Justice, Dr. H.W. Tambiah published a treatise under the name of ‘The Laws and customs of the Tamils of Jaffna’. It is an accepted authoritative text book on Thesawalamai. The Women’s Education and Research Centre (WERC) brought out the second revised edition under the same title. It appears that they have discussed with Professor Savitri Goonesekere as they needed expertise in the law. Since the Professor was busy with her own work she recommended Mr.Shivaji Felix from the Faulty of Law, University of Colombo.

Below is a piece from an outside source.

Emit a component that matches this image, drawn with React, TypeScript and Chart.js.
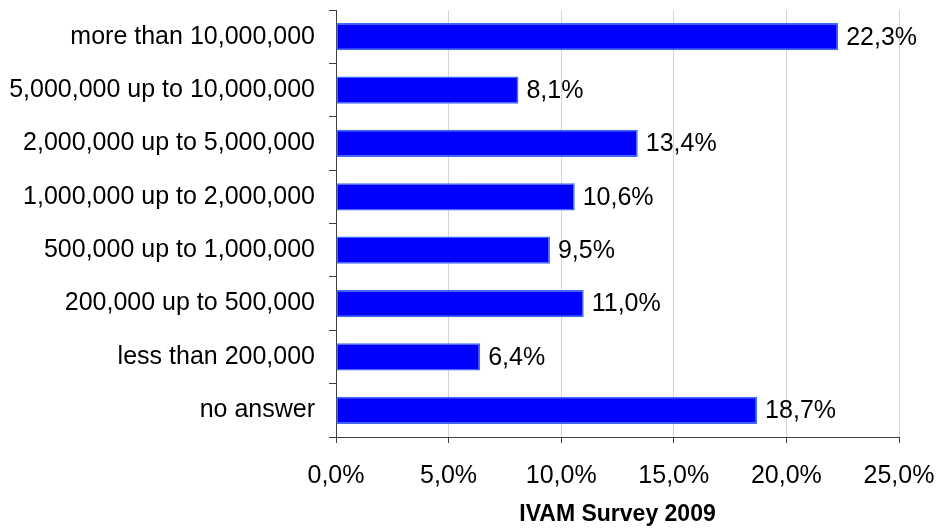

In his Introduction to the Second Edition (Revised Edition) Mr. Shivjii Felix states that “It is widely believed that the Sinhalese cannot buy land in Jaffna and that such a law exists in order to ensure that the land remains within the same family or community. …. It is submitted this belief is based upon an inadequate appreciation of the law of pre-emption. It should also be noted that any person could buy land in the Northern Province if he or she was prepared to pay a higher price than the persons who are entitled to preempt”.
At page 259 of this Book, under the Caption, “Law of Pre-emption benefits Non Tamils”, it is stated inter-alia that ‘As erroneous view has been taken by some, who do not know the applicable law, to state that a non-Tamil cannot buy any immovable property in the Northern Province. There is not a single provision in the Pre-emption Ordinance which supports this view’.
It is submitted that a meticulous reading of the aforesaid Revised Edition of ‘The laws and customs of the Tamils of Jaffna’ would dispel the doubt that some of the southerners have so far entertained and clear their misunderstanding and distrust and make them to refrain from acting on fallacies and emotional feelings.